Девочка слышала со всех участков только мат. В другое время соседи молча работали в саду или ели под звуки радио, которые никто не имел права прерывать.
Аня ожидала от дачи тишины, но оказалось, что на природе слышимость гораздо выше, чем в городе: каждый шорох ежа в саду звучал ночью, как топот пробирающегося по лесу медведя.
Днем она слушала, как мужчина с участка у леса пьет и орет на жену, ребенок в даче напротив отказывается есть суп и закатывает истерику, а к «нелюдимым» парням в доме у дороги приехали девчонки, и теперь они только и делают, что слушают «Русское радио» и горланят песни с утра до ночи под расстроенную гитару.
Развлечений тоже было немного. В первые дни после приезда подруги часто гуляли, собирали цветы, веточки, высушивали их между книжных страниц, ставили в вазы и стаканы. Через несколько дней цветы исчезли. Наталья Николаевна навела порядок в комнате и выбросила лишний мусор. Больше букетов они не составляли.
Заснуть девочке не удалось, слишком сильно переживала. Как только начало светать, Аня тихонько спустилась вниз, взяла пакетики и пошла на грядки. Срывала все, что только может пригодиться: возвращаться на дачу снова она больше не планировала, хватит.
Собрала очень много, стало стыдно и радостно одновременно. Часть урожая девочка отнесла в комнату и спрятала в сумке среди вещей. Меньшую оставила на кухне, чтобы Наталья Николаевна видела, сколько получилось.
Было всего шесть утра, когда она закончила, расслабилась и ненадолго заснула. Разбудила Аню мать. Пора было ехать домой. Девочка аккуратно сложила вещи, спустилась за урожаем на кухню. Наталья Николаевна недовольно покосилась на пакетики, которые та прижимала к себе, но ничего не сказала.
Обратно ехали несколько часов. Сначала отец Саши довез их с дочерью до своего дома, где девочки попрощались, после Аня с матерью пересели в маршрутку, чтобы добраться до центра города, а оттуда уже – к себе.

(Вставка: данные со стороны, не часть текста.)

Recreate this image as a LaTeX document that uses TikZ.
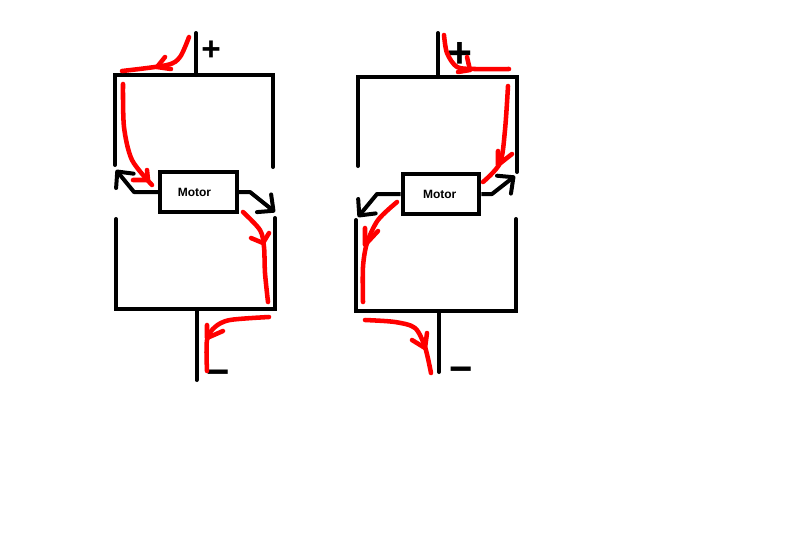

Когда они наконец оказались дома, все дачные проблемы испарились. Стены квартиры были перепачканы серым порошком, словно кто-то покрыл их толстым слоем пыли или измазал золой. Ящики шкафов – вывернуты наружу, подушки от дивана валялись на полу со следами ботинок на чехлах, занавески – сорваны, верхняя одежда с бельем вперемешку лежали одним гигантским грязным комом в центре гостиной. Аня зашла в свою комнату – та же история.
Беспорядок сделал дом чужим, заброшенным, незнакомым. В гостиной на краю дивана рыдала мать. Воры унесли все деньги, а с ними – детский крестильный крестик, обручальные кольца, пару сережек.

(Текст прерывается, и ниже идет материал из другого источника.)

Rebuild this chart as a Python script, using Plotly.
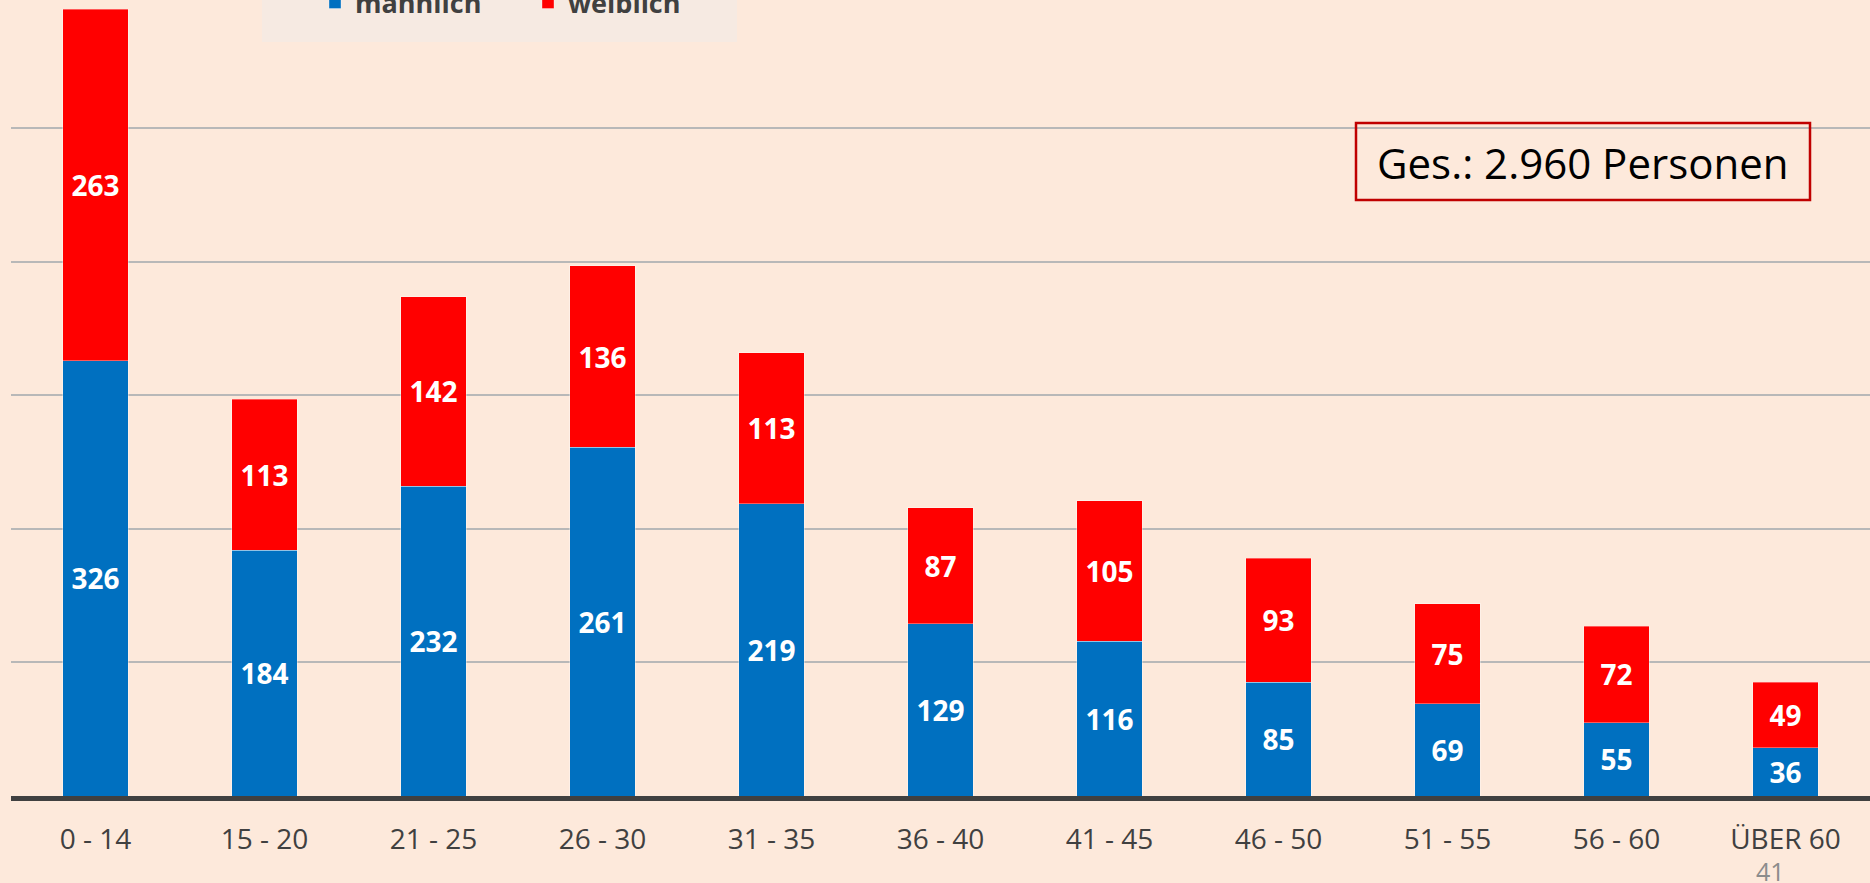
import plotly.graph_objects as go

categories = ["0 - 14", "15 - 20", "21 - 25", "26 - 30", "31 - 35", "36 - 40",
              "41 - 45", "46 - 50", "51 - 55", "56 - 60", "ÜBER 60"]
maennlich = [326, 184, 232, 261, 219, 129, 116, 85, 69, 55, 36]
weiblich = [263, 113, 142, 136, 113, 87, 105, 93, 75, 72, 49]
series_names = ["männlich", "weiblich"]
total_label = "Ges.: 2.960 Personen"
page_number = "41"

W, H = 1870, 883
ML, MR, MT, MB = 11, 0, 0, 87
PW, PH = W - ML - MR, H - MT - MB

def px_x(x):
    return (x - ML) / PW

def px_y(y):
    return (H - MB - y) / PH

BG = "#FDE9DB"
BLUE = "#0070C0"
RED = "#FF0000"

label_font = dict(family="Open Sans", size=28, color="white", weight="bold")

fig = go.Figure()
fig.add_trace(go.Bar(
    x=categories, y=maennlich, name=series_names[0],
    marker=dict(color=BLUE, line=dict(color="rgba(255,255,255,0.35)", width=1)),
    text=maennlich, textposition="inside", insidetextanchor="middle",
    textangle=0, textfont=label_font, constraintext="none",
))
fig.add_trace(go.Bar(
    x=categories, y=weiblich, name=series_names[1],
    marker=dict(color=RED, line=dict(color="rgba(255,255,255,0.35)", width=1)),
    text=weiblich, textposition="inside", insidetextanchor="middle",
    textangle=0, textfont=label_font, constraintext="none",
))

fig.update_layout(
    width=W, height=H,
    barmode="stack", bargap=0.61,
    paper_bgcolor=BG, plot_bgcolor=BG,
    margin=dict(l=ML, r=MR, t=MT, b=MB, autoexpand=False),
    showlegend=True,
    legend=dict(orientation="h", traceorder="normal", x=px_x(315), xanchor="left",
                y=px_y(3), yanchor="middle",
                bgcolor="rgba(0,0,0,0)", entrywidth=168,
                font=dict(family="Open Sans", size=27, color="#404040", weight="bold")),
    xaxis=dict(range=[-0.5, 10.5], showline=True, linecolor="#404040", linewidth=5,
               ticks="", ticklabelstandoff=14, showgrid=False, fixedrange=True,
               tickfont=dict(family="Open Sans", size=28, color="#404040")),
    yaxis=dict(range=[0, 596], showticklabels=False, showgrid=True, fixedrange=True,
               gridcolor="#B8B8B8", gridwidth=2, dtick=100, tick0=0,
               zeroline=False, showline=False),
    shapes=[
        dict(type="rect", xref="paper", yref="paper",
             x0=px_x(262), x1=px_x(737), y0=px_y(42), y1=px_y(-30),
             fillcolor="#F6EAE2", line=dict(width=0), layer="below"),
        dict(type="rect", xref="paper", yref="paper",
             x0=px_x(1356), x1=px_x(1810), y0=px_y(200), y1=px_y(123),
             fillcolor="rgba(0,0,0,0)", line=dict(color="#C00000", width=2.5)),
    ],
    annotations=[
        dict(text=total_label, xref="paper", yref="paper", x=px_x(1583), y=px_y(162),
             xanchor="center", yanchor="middle", showarrow=False,
             font=dict(family="Open Sans", size=42, color="black")),
        dict(text=page_number, xref="paper", yref="paper", x=px_x(1770), y=px_y(871),
             xanchor="center", yanchor="middle", showarrow=False,
             font=dict(family="Open Sans", size=25, color="#8C8C8C")),
    ],
)

fig.write_html("out.html", config={"displayModeBar": False},
               post_script="document.body.style.margin='0';")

– Зачем им крестик, он ведь даже не из серебра, – всхлипывала мать.
Отца дома не оказалось. Как только он вернулся вечером с работы и обнаружил следы взлома, сразу вызвал полицию. После, когда ехал в отделение, чтобы закончить с формальностями по делу, которое никто не планировал раскрывать, уже сожалел о своем поступке: многие ценные вещи исчезли именно после полицейской проверки.
Квартира из-за серого порошка напоминала пепелище, но ничьих отпечатков пальцев так и не нашли.
– Не очень у нас получается отдыхать на природе, – пошутила мать. – Представь, что бы произошло, останься мы там на ночь!
Деваться было некуда, мать стала наводить порядок – разбирать вещи, складывать белье в стиралку, отмывать стены и пол. Аню на всякий случай отправили обратно, сначала к Саше, а после на дачу.
В автобусе девочка вспоминала, как днем по дороге домой обсуждала с матерью, что приготовить из ягод, которые она везла для родных.
– Хочу варенье из смородины с апельсином и имбирем, которое бабушка готовила в детстве, – попросила у мамы она.
Дело было не столько в рецепте, сколько в ценности воспоминания. Девочка детально описала кухню и большой деревянный буфет. Запахи, витавшие над булькающей, словно вулкан, кастрюлей, большую алюминиевую ложку, которой бабушка мешала варенье и разрешала облизать, как наивысшую ценность, когда все уже было готово.